■ What to work on
Copy each line of the entries that contains the word "with".
☆ ☆ ☆ ☆ ☆
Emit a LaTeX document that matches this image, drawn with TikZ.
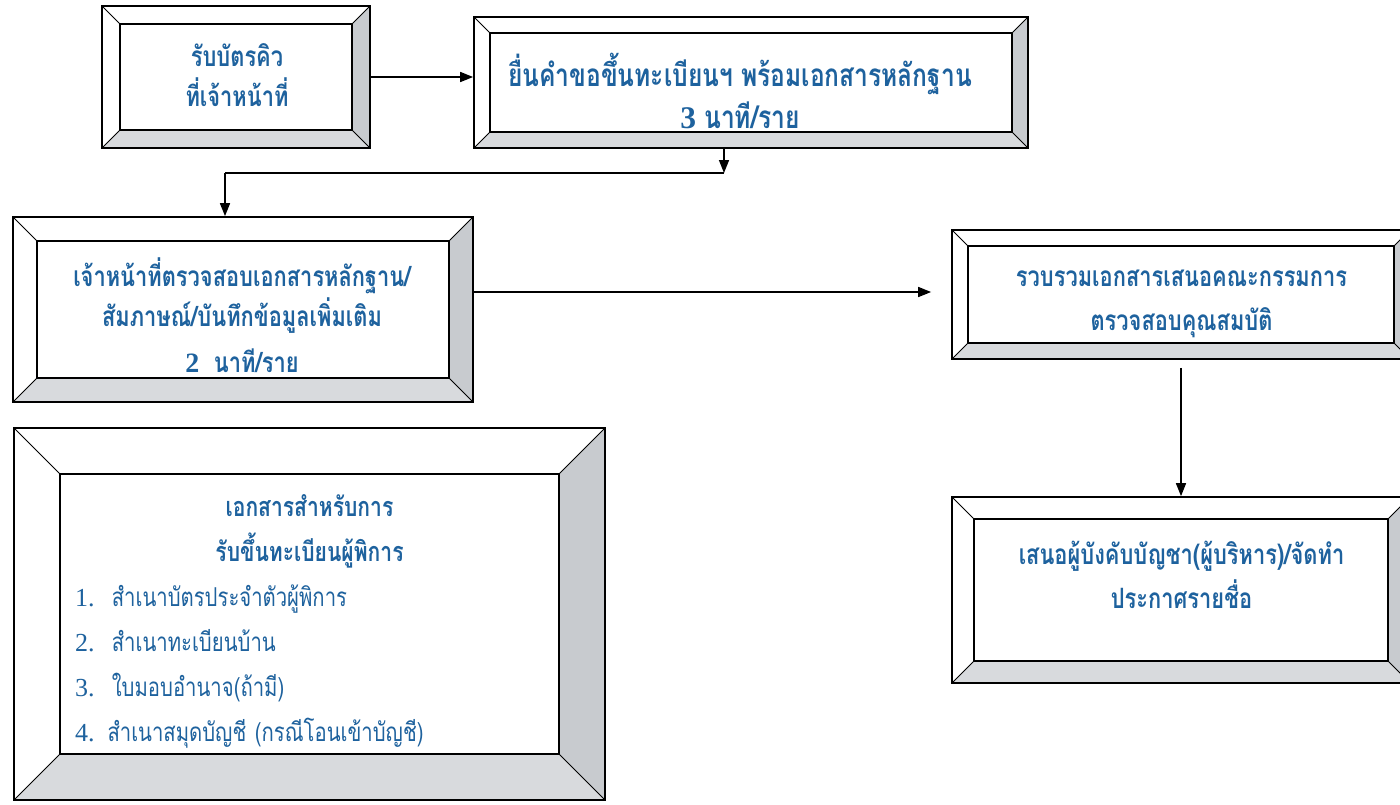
\documentclass[tikz,border=0pt]{standalone}
\usepackage{fontspec}
\newfontfamily\thai[Script=Thai,FakeStretch=0.78]{Loma}
\newfontfamily\digits{Liberation Serif}
\usetikzlibrary{arrows.meta}
\definecolor{inkblue}{RGB}{30,98,158}
\definecolor{rimright}{RGB}{200,203,207}
\definecolor{rimbottom}{RGB}{216,218,221}
\begin{document}
\begin{tikzpicture}[x=1pt,y=-1pt]
		\tikzset{
			bev/.store in=\bev, bev=16,
			panel/.style = {draw, line width=1.7pt, fill=white, inner sep=0pt,
				path picture={
					\coordinate (NW) at (path picture bounding box.north west);
					\coordinate (NE) at (path picture bounding box.north east);
					\coordinate (SW) at (path picture bounding box.south west);
					\coordinate (SE) at (path picture bounding box.south east);
					\coordinate (nw) at ([shift={(\bev pt,-\bev pt)}]NW);
					\coordinate (ne) at ([shift={(-\bev pt,-\bev pt)}]NE);
					\coordinate (sw) at ([shift={(\bev pt,\bev pt)}]SW);
					\coordinate (se) at ([shift={(-\bev pt,\bev pt)}]SE);
					\fill[rimright] (ne) -- (NE) -- (SE) -- (se) -- cycle;
					\fill[rimbottom] (sw) -- (se) -- (SE) -- (SW) -- cycle;
					\draw[line width=1.6pt] (nw) rectangle (se);
					\draw[line width=1pt] (NW) -- (nw) (NE) -- (ne) (SW) -- (sw) (SE) -- (se);
				}},
			bigtext/.style = {text=inkblue, align=center, font=\thai\bfseries\fontsize{31.5}{42}\selectfont},
			boxtext/.style = {text=inkblue, align=center, font=\thai\bfseries\fontsize{28}{44}\selectfont},
			flow/.style = {line width=1.5pt, -{Triangle[length=13pt,width=10pt]}}
		}
		\useasboundingbox (0,0) rectangle (1400,804);

		\node[panel, bev=18, minimum width=268pt, minimum height=142pt] (ticket) at (236,77) {};
		\node[panel, bev=16, minimum width=554pt, minimum height=131pt] (submit) at (751,82.5) {};
		\node[panel, bev=24, minimum width=460pt, minimum height=185pt] (check) at (243,309.5) {};
		\node[panel, bev=16, minimum width=458pt, minimum height=129pt] (collect) at (1181,294.5) {};
		\node[panel, bev=22, minimum width=458pt, minimum height=186pt] (announce) at (1181,590) {};
		\node[panel, bev=46, minimum width=591pt, minimum height=372pt] (docs) at (309.5,614) {};

		\node[boxtext] (ticket text) at (237,74.6) {รับบัตรคิว\\[-4pt]ที่เจ้าหน้าที่};
		\node[bigtext] (submit text) at (740,90.6) {ยื่นคำขอขึ้นทะเบียนฯ พร้อมเอกสารหลักฐาน\\{\digits\bfseries 3} นาที/ราย};
		\node[boxtext] (check text) at (242,315) {เจ้าหน้าที่ตรวจสอบเอกสารหลักฐาน/\\[-4pt]สัมภาษณ์/บันทึกข้อมูลเพิ่มเติม\\[2pt]{\digits\bfseries 2}\ \ นาที/ราย};
		\node[boxtext] (collect text) at (1181.5,304.3) {รวบรวมเอกสารเสนอคณะกรรมการ\\ตรวจสอบคุณสมบัติ};
		\node[boxtext] (announce text) at (1181.5,575) {เสนอผู้บังคับบัญชา(ผู้บริหาร)/จัดทำ\\ประกาศรายชื่อ};
		\node[text=inkblue, text width=469pt, align=left, font=\thai\fontsize{26}{45}\selectfont] (docs text) at (309.5,621.5)
			{{\centering\bfseries\fontsize{27}{45}\selectfont เอกสารสำหรับการ\\รับขึ้นทะเบียนผู้พิการ\par}
			\noindent{\digits 1.}\ \ สำเนาบัตรประจำตัวผู้พิการ\\
			{\digits 2.}\ \ สำเนาทะเบียนบ้าน\\
			{\digits 3.}\ \ ใบมอบอำนาจ(ถ้ามี)\\
			{\digits 4.} สำเนาสมุดบัญชี (กรณีโอนเข้าบัญชี)};

		\coordinate (bend) at (724,173);
		\coordinate (turn) at (225,173);

		\draw[flow] (ticket.east) -- (ticket.east -| submit.west);
		\draw[flow] (submit.south -| bend) -- (bend);
		\draw[line width=1.5pt] (bend) -- (turn);
		\draw[flow] (turn) -- (turn |- check.north);
		\draw[flow, shorten >=20pt] ([yshift=17.5pt]check.east) -- ([yshift=17.5pt]check.east -| collect.west);
		\draw[flow, shorten <=8pt] (collect.south) -- (announce.north);

\end{tikzpicture}
\end{document}
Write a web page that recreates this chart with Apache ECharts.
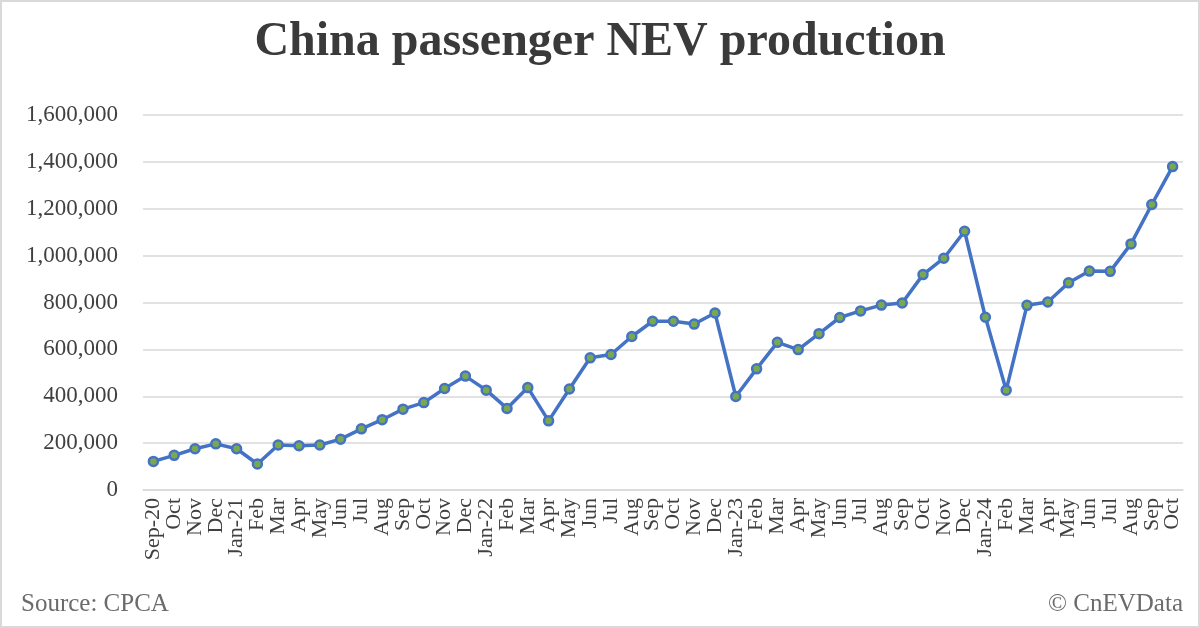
<!DOCTYPE html>
<html><head><meta charset="utf-8">
<script src="https://cdn.jsdelivr.net/npm/echarts@6/dist/echarts.min.js"></script>
<style>html,body{margin:0;padding:0;background:#fff}#c{width:1200px;height:628px;box-sizing:border-box;border:2px solid #d9d9d9}</style>
</head><body><div id="c"></div>
<script>
const categories = ["Sep-20","Oct","Nov","Dec","Jan-21","Feb","Mar","Apr","May","Jun","Jul","Aug","Sep","Oct","Nov","Dec","Jan-22","Feb","Mar","Apr","May","Jun","Jul","Aug","Sep","Oct","Nov","Dec","Jan-23","Feb","Mar","Apr","May","Jun","Jul","Aug","Sep","Oct","Nov","Dec","Jan-24","Feb","Mar","Apr","May","Jun","Jul","Aug","Sep","Oct"];
const production = [122000,148000,176000,197000,176000,111000,192000,189000,192000,217000,261000,300000,345000,373000,433000,486000,426000,348000,437000,295000,431000,564000,578000,655000,720000,720000,708000,755000,399000,517000,630000,599000,667000,736000,764000,789000,798000,919000,989000,1104000,737000,426000,788000,802000,884000,934000,933000,1050000,1218000,1380000];
const yTicks = [0,200000,400000,600000,800000,1000000,1200000,1400000,1600000];

const chart = echarts.init(document.getElementById('c'), null, {renderer:'canvas'});
const font = "'Liberation Serif','Times New Roman',serif";
chart.setOption({
  animation:false,
  title:{text:'China passenger NEV production',left:'center',top:12,
    textStyle:{fontFamily:font,fontWeight:'bold',fontSize:48,color:'#3a3a3a'}},
  graphic:[
    {type:'text',left:19,top:590,style:{text:'Source: CPCA',fontFamily:font,fontSize:25,fill:'#6b6b6b'}},
    {type:'text',right:15,top:590,style:{text:'© CnEVData',fontFamily:font,fontSize:25,fill:'#6b6b6b'}}
  ],
  grid:{left:141,right:15,top:113,bottom:136},
  xAxis:{type:'category',data:categories,boundaryGap:true,
    axisLine:{show:true,lineStyle:{color:'#d9d9d9',width:1.5}},axisTick:{show:false},
    axisLabel:{interval:0,rotate:90,fontFamily:font,fontSize:22,color:'#404040',margin:8,lineHeight:22}},
  yAxis:{type:'value',min:yTicks[0],max:yTicks[yTicks.length-1],interval:200000,
    axisLine:{show:false},axisTick:{show:false},
    splitLine:{lineStyle:{color:'#d9d9d9',width:1.5}},
    axisLabel:{fontFamily:font,fontSize:23,color:'#404040',margin:25,
      formatter:v=>v.toLocaleString('en-US')}},
  series:[{type:'line',data:production,symbol:'circle',symbolSize:9,
    lineStyle:{color:'#4472c4',width:3.5},
    itemStyle:{color:'#7aa84e',borderColor:'#4472c4',borderWidth:2.5}}]
});
</script></body></html>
☆ ☆ ☆ ☆ ☆
■ Task solution
Emit a LaTeX document that matches this image, drawn with TikZ.
Write a web page that recreates this chart with Apache ECharts.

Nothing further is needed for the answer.